Question 3: How are you thinking about the overtime category in your FY2026 forecast? Answer: Backlog build in overtime projects is strong, with engineering workload at an all-time high. The assumption is that incoming order rates for large projects will be muted until trade policy clarity improves, with backlog burn expected in the second half.
Question 4: Can you discuss other end markets showing improvement in CapEx spending? Answer: General industrial, petrochemical, oil and gas (particularly LNG), renewables, and rail and transit are showing strong demand. Data centers present a real opportunity, particularly around load banks.
Question 5: Can you detail your capital allocation priorities? Answer: Priorities include capital investments for growth (2%-3% of sales), opportunistic share repurchases, and an active M&A pipeline. With $137 million in liquidity, Thermon is well-positioned for strategic acquisitions.
Question 6: What does the $5 million one-time tech investment entail? Answer: The investment is primarily for ERP implementation, which will be staged globally over the next year and a half.
Question 7: What steps are being taken to achieve long-term EBITDA margin targets? Answer: Efforts include driving gross margin expansion through the Thermon business system, new product introductions, and leveraging operating leverage on fixed costs. Despite near-term tariff impacts, the company remains confident in its ability to drive margin improvements.
Question 8: What is the net impact of tariffs for FY2026 after mitigation efforts? Answer: The gross impact is estimated at $16-$20 million, with a net impact of $4-$6 million, primarily in the first half.
Question 9: How does Thermon’s competitive position regarding tariffs compare to others? Answer: Thermon’s diversified global footprint and minimal dependence on China provide a competitive advantage. The company is leveraging its operations in the US, Canada, Europe, and India to mitigate tariff impacts.
[Sentiment Analysis] Analysts and management maintained a cautious but optimistic tone. Analysts focused on the impact of tariffs and the potential for growth in various end markets. Management emphasized strategic initiatives and resilience in navigating trade uncertainties.
[Risks and Concerns] - Tariffs: Expected gross impact of $16-$20 million in FY2026, with net impact of $4-$6 million after mitigation. - Trade Uncertainties: Potential for second and third-order effects through supplier and distributor networks. - Macroeconomic Conditions: General economic conditions in Canada and other regions may impact sales.
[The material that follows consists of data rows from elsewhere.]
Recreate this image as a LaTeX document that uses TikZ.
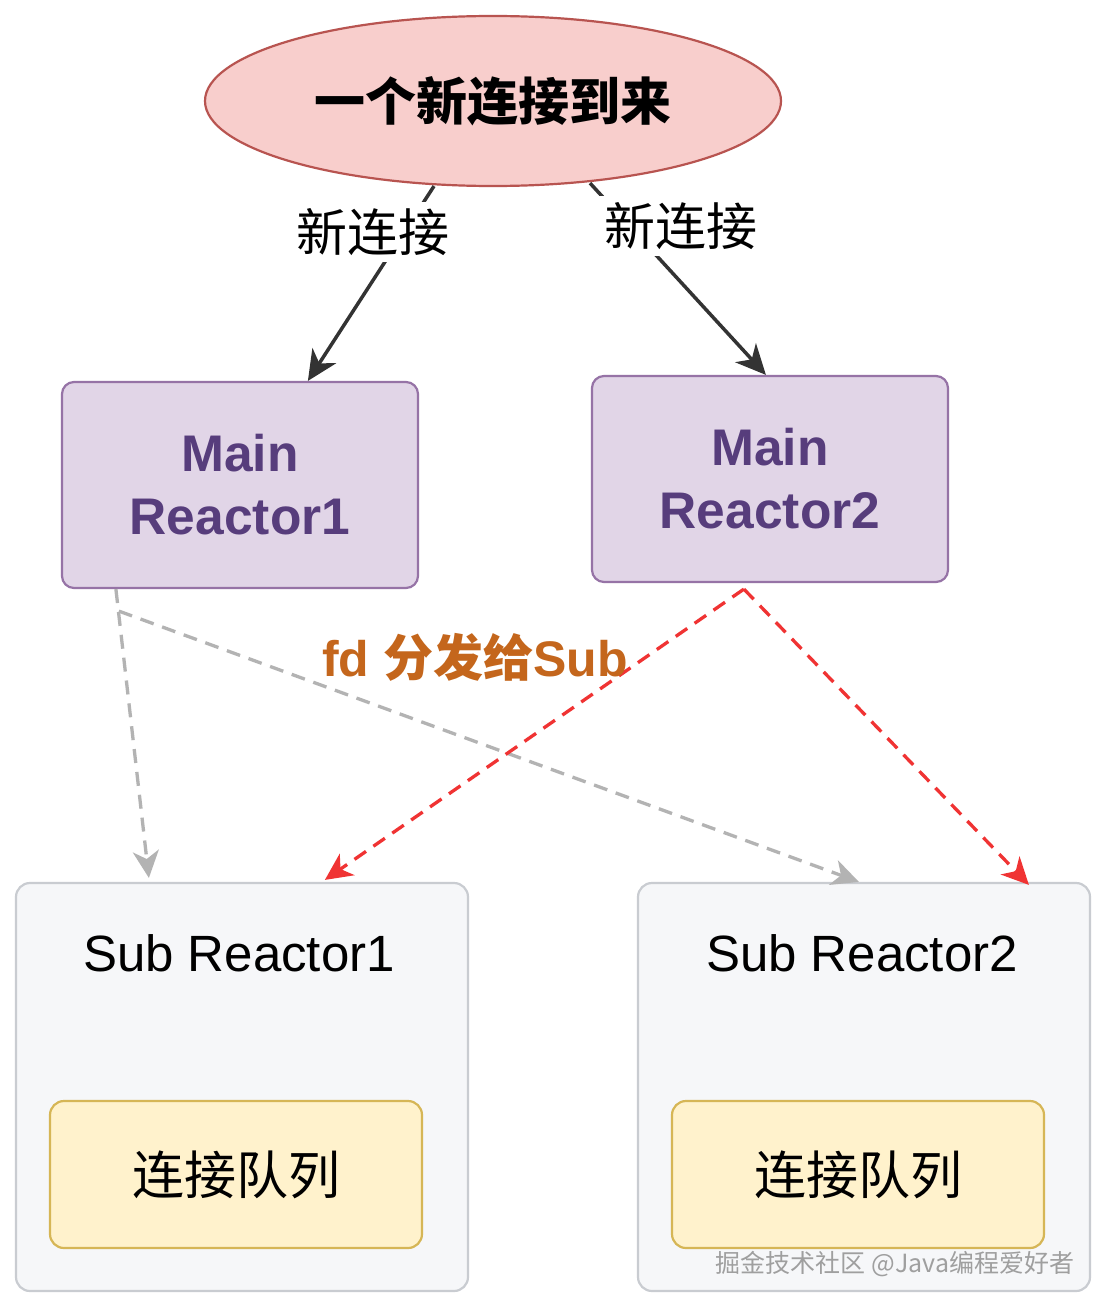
\documentclass[tikz,border=0pt]{standalone}
\usepackage{fontspec}
\setmainfont{Liberation Sans}
\newfontfamily\cjk{Noto Sans CJK SC}
\usetikzlibrary{shapes.geometric,arrows.meta,calc}
\definecolor{ellfill}{HTML}{F8CECC}
\definecolor{elldraw}{HTML}{B85450}
\definecolor{mainfill}{HTML}{E1D5E7}
\definecolor{maindraw}{HTML}{9673A6}
\definecolor{maintext}{HTML}{573D7C}
\definecolor{subfill}{HTML}{F6F7F9}
\definecolor{subdraw}{HTML}{C9CCD1}
\definecolor{qfill}{HTML}{FFF2CC}
\definecolor{qdraw}{HTML}{D6B656}
\definecolor{fdtext}{HTML}{C4661C}
\definecolor{darkline}{HTML}{333333}
\definecolor{grayline}{HTML}{B3B3B3}
\definecolor{redline}{HTML}{F03333}
\tikzset{
  mainbox/.style={draw=maindraw, fill=mainfill, line width=2.2pt, rounded corners=12pt,
    minimum width=356pt, minimum height=206pt, align=center, text=maintext,
    font=\fontsize{51.5}{63}\selectfont\bfseries},
  subbox/.style={draw=subdraw, fill=subfill, line width=2.2pt, rounded corners=14pt,
    minimum width=452pt, minimum height=408pt},
  qbox/.style={draw=qdraw, fill=qfill, line width=2.2pt, rounded corners=14pt,
    minimum width=372pt, minimum height=147pt, font=\cjk\fontsize{52}{60}\selectfont},
  sublabel/.style={font=\fontsize{51}{60}\selectfont, inner sep=0pt},
  edgelabel/.style={fill=white, inner sep=6pt, font=\cjk\fontsize{51}{60}\selectfont},
  solidarrow/.style={draw=darkline, line width=3.5pt, -{Stealth[length=30pt,width=28pt,inset=9pt]}},
  grayarrow/.style={draw=grayline, line width=3.3pt, dash pattern=on 14pt off 9pt, -{Stealth[length=27pt,width=26pt,inset=8pt]}},
  redarrow/.style={draw=redline, line width=3.3pt, dash pattern=on 14pt off 9pt, -{Stealth[length=27pt,width=26pt,inset=8pt]}},
}
\begin{document}
\begin{tikzpicture}[x=1pt,y=-1pt]
\useasboundingbox[fill=white] (0,0) rectangle (1109,1311);

% top ellipse
\node[ellipse, draw=elldraw, fill=ellfill, line width=2.2pt, minimum width=576pt, minimum height=170pt, inner sep=0pt,
  font=\cjk\fontsize{51}{60}\selectfont\bfseries] (ell) at (493,101) {一个新连接到来};

% main reactors
\node[mainbox] (m1) at (240,485) {Main\\Reactor1};
\node[mainbox] (m2) at (770,479) {Main\\Reactor2};

% sub reactors
\node[subbox] (s1) at (242,1087) {};
\node[subbox] (s2) at (864,1087) {};
\node[sublabel] (s1t) at (239,953) {Sub Reactor1};
\node[sublabel] (s2t) at (862,953) {Sub Reactor2};
\node[qbox] (q1) at (236,1174.5) {连接队列};
\node[qbox] (q2) at (858,1174.5) {连接队列};

% anchor points
\coordinate (e1) at ($(ell.south)+(-59,-1)$);
\coordinate (e2) at ($(ell.south)+(97,-4)$);
\coordinate (m1in) at ($(m1.north west)+(247,0)$);
\coordinate (m2in) at ($(m2.north west)+(175,0)$);
\coordinate (m1out) at ($(m1.south west)+(55,0)$);
\coordinate (m1out2) at ($(m1.south west)+(58,22)$);
\coordinate (m2out) at ($(m2.south west)+(153,6)$);
\coordinate (s1a) at ($(s1.north west)+(134,-4)$);
\coordinate (s1b) at ($(s1.north west)+(310,-2)$);
\coordinate (s2a) at ($(s2.north west)+(222,0)$);
\coordinate (s2b) at ($(s2.north west)+(392,3)$);

% black arrows with labels
\draw[solidarrow] (e1) -- (m1in);
\draw[solidarrow] (e2) -- (m2in);
\node[edgelabel] (l1) at (373,232) {新连接};
\node[edgelabel] (l2) at (681,226) {新连接};

% dashed dispatch arrows
\draw[grayarrow] (m1out) -- (s1a);
\draw[grayarrow] (m1out2) -- (s2a);
\draw[redarrow] (m2out) -- (s1b);
\draw[redarrow] (m2out) -- (s2b);

% dispatch label
\node[text=fdtext, inner sep=0pt, font=\fontsize{50}{58}\selectfont\bfseries] (fd) at (475,657)
  {fd {\cjk 分发给}Sub};

% watermark
\node[text=gray!75, inner sep=0pt, font=\cjk\fontsize{25}{30}\selectfont] (wm) at (895,1264)
  {掘金技术社区 @Java编程爱好者};
\end{tikzpicture}
\end{document}
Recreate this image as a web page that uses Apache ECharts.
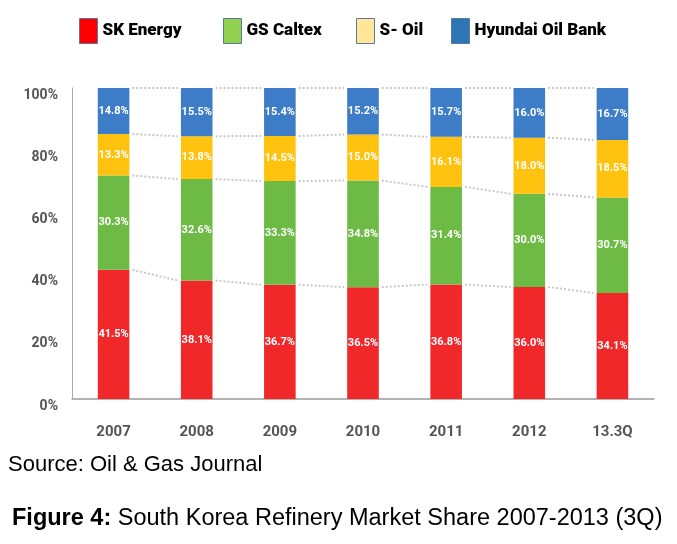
<!DOCTYPE html>
<html><head><meta charset="utf-8">
<script src="https://cdn.jsdelivr.net/npm/echarts@6/dist/echarts.min.js"></script>
<style>html,body{margin:0;padding:0;background:#fff}#c{width:677px;height:544px}</style>
</head><body><div id="c"></div>
<script>
var categories = ['2007','2008','2009','2010','2011','2012','13.3Q'];
var skEnergy = [41.5, 38.1, 36.7, 36.5, 36.8, 36.0, 34.1];
var gsCaltex = [30.3, 32.6, 33.3, 34.8, 31.4, 30.0, 30.7];
var sOil = [13.3, 13.8, 14.5, 15.0, 16.1, 18.0, 18.5];
var hyundai = [14.8, 15.5, 15.4, 15.2, 15.7, 16.0, 16.7];
var yTicks = ['0%','20%','40%','60%','80%','100%'];
var seriesNames = ['SK Energy','GS Caltex','S- Oil','Hyundai Oil Bank'];

var raw = [skEnergy, gsCaltex, sOil, hyundai];
var totals = categories.map(function(_, i){ return raw.reduce(function(s, a){ return s + a[i]; }, 0); });
var shares = raw.map(function(a){ return a.map(function(v, i){ return v / totals[i] * 100; }); });
var cum = categories.map(function(_, i){
  var c = [], s = 0;
  for (var k = 0; k < 4; k++) { s += shares[k][i]; c.push(s); }
  return c;
});

var barColors = ['#F1282A', '#6DBB45', '#FFC20E', '#3D7CC6'];
var legendColors = ['#FF0000', '#92D050', '#FFE699', '#2E75B6'];
var legendLeft = [79, 223, 356, 451];
var narrow = 'Roboto, "Liberation Sans", sans-serif';

var series = seriesNames.map(function(n, k){
  return {
    name: n, type: 'bar', stack: 'all', barWidth: '38%',
    itemStyle: { color: barColors[k] },
    label: {
      show: true, position: 'inside', color: '#fff', fontSize: 11,
      fontFamily: narrow, fontWeight: 'bold',
      formatter: function(p){ return raw[k][p.dataIndex].toFixed(1) + '%'; }
    },
    data: shares[k].map(function(v){ return { value: v }; })
  };
});

series.push({
  type: 'custom', silent: true, z: 1,
  renderItem: function(params, api){
    var i = api.value(0);
    if (i >= categories.length - 1) return { type: 'group', children: [] };
    var band = api.size([1, 0])[0];
    var half = band * 0.38 / 2;
    var ch = [];
    for (var k = 0; k < 4; k++) {
      var p1 = api.coord([i, cum[i][k]]);
      var p2 = api.coord([i + 1, cum[i + 1][k]]);
      ch.push({
        type: 'line',
        shape: { x1: p1[0] + half + 3, y1: p1[1], x2: p2[0] - half - 3, y2: p2[1] },
        style: { stroke: '#c8c8c8', lineWidth: 2, lineDash: [2, 2] }
      });
    }
    return { type: 'group', children: ch };
  },
  data: categories.map(function(_, i){ return [i, 0]; })
});

var legends = seriesNames.map(function(n, k){
  return {
    left: legendLeft[k], top: 18, padding: 0, itemWidth: 18, itemHeight: 25, itemGap: 6,
    selectedMode: false,
    textStyle: { fontSize: 17, fontWeight: 900, color: '#000', fontFamily: narrow },
    data: [{ name: n, icon: 'rect', itemStyle: { color: legendColors[k], borderColor: '#5a7a9a', borderWidth: 1 } }]
  };
});

var chart = echarts.init(document.getElementById('c'));
chart.setOption({
  animation: false,
  backgroundColor: '#fff',
  legend: legends,
  grid: { left: 72, right: 23, top: 88, bottom: 145 },
  xAxis: {
    type: 'category', data: categories,
    axisLine: { lineStyle: { color: '#999', width: 1.5 } },
    axisTick: { show: false },
    axisLabel: { color: '#555', fontSize: 15, fontFamily: narrow, fontWeight: 'bold', margin: 26 }
  },
  yAxis: {
    type: 'value', min: 0, max: 100, interval: 20,
    splitLine: { show: false },
    axisLine: { show: true, lineStyle: { color: '#aaa' } },
    axisTick: { show: false },
    axisLabel: {
      color: '#555', fontSize: 14, fontFamily: narrow, fontWeight: 'bold', margin: 14,
      verticalAlign: 'top',
      formatter: function(v){ return yTicks[Math.round(v / 20)]; }
    }
  },
  graphic: [
    { type: 'text', left: 8, top: 454, style: { text: 'Source: Oil & Gas Journal', font: '22px "Liberation Sans", Arial, sans-serif', fill: '#000' } },
    { type: 'text', left: 12, top: 507, style: {
      text: '{b|Figure 4:} South Korea Refinery Market Share 2007-2013 (3Q)',
      font: '23.5px "Liberation Sans", Arial, sans-serif', fill: '#000',
      rich: { b: { fontWeight: 'bold', fontSize: 23.5, fontFamily: '"Liberation Sans", Arial, sans-serif' } }
    } }
  ],
  series: series
});
</script></body></html>
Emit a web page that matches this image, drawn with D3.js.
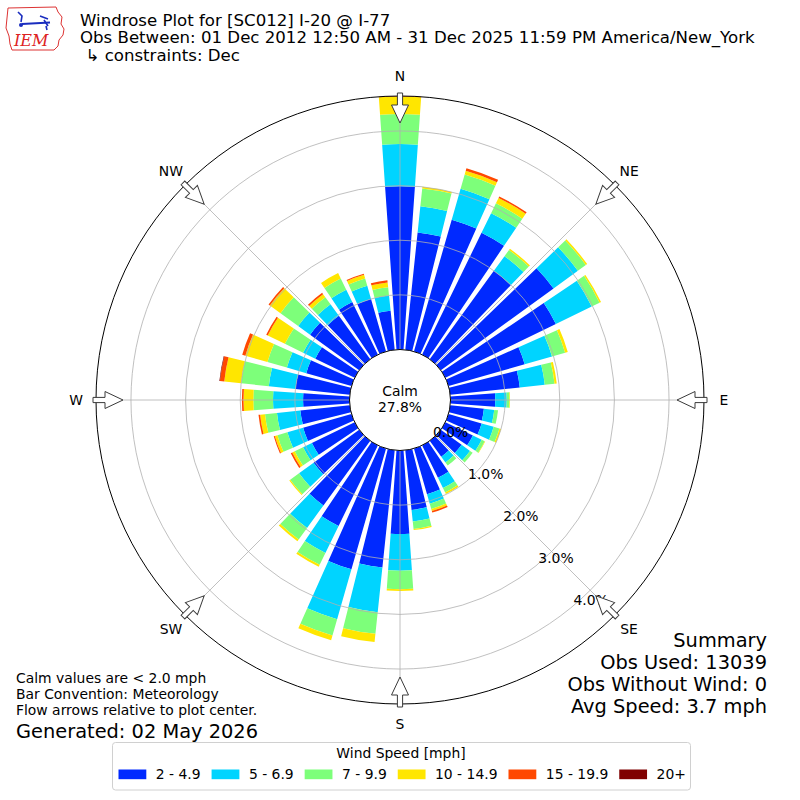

[Final Takeaway] Thermon Group Holdings, Inc. demonstrated strong performance in Q4 FY2025, driven by strategic diversification and robust backlog growth. While tariffs and trade uncertainties present challenges, the company’s proactive mitigation strategies and diversified global footprint position it well for sustained growth. Management’s focus on operational excellence and disciplined capital allocation supports a positive long-term outlook.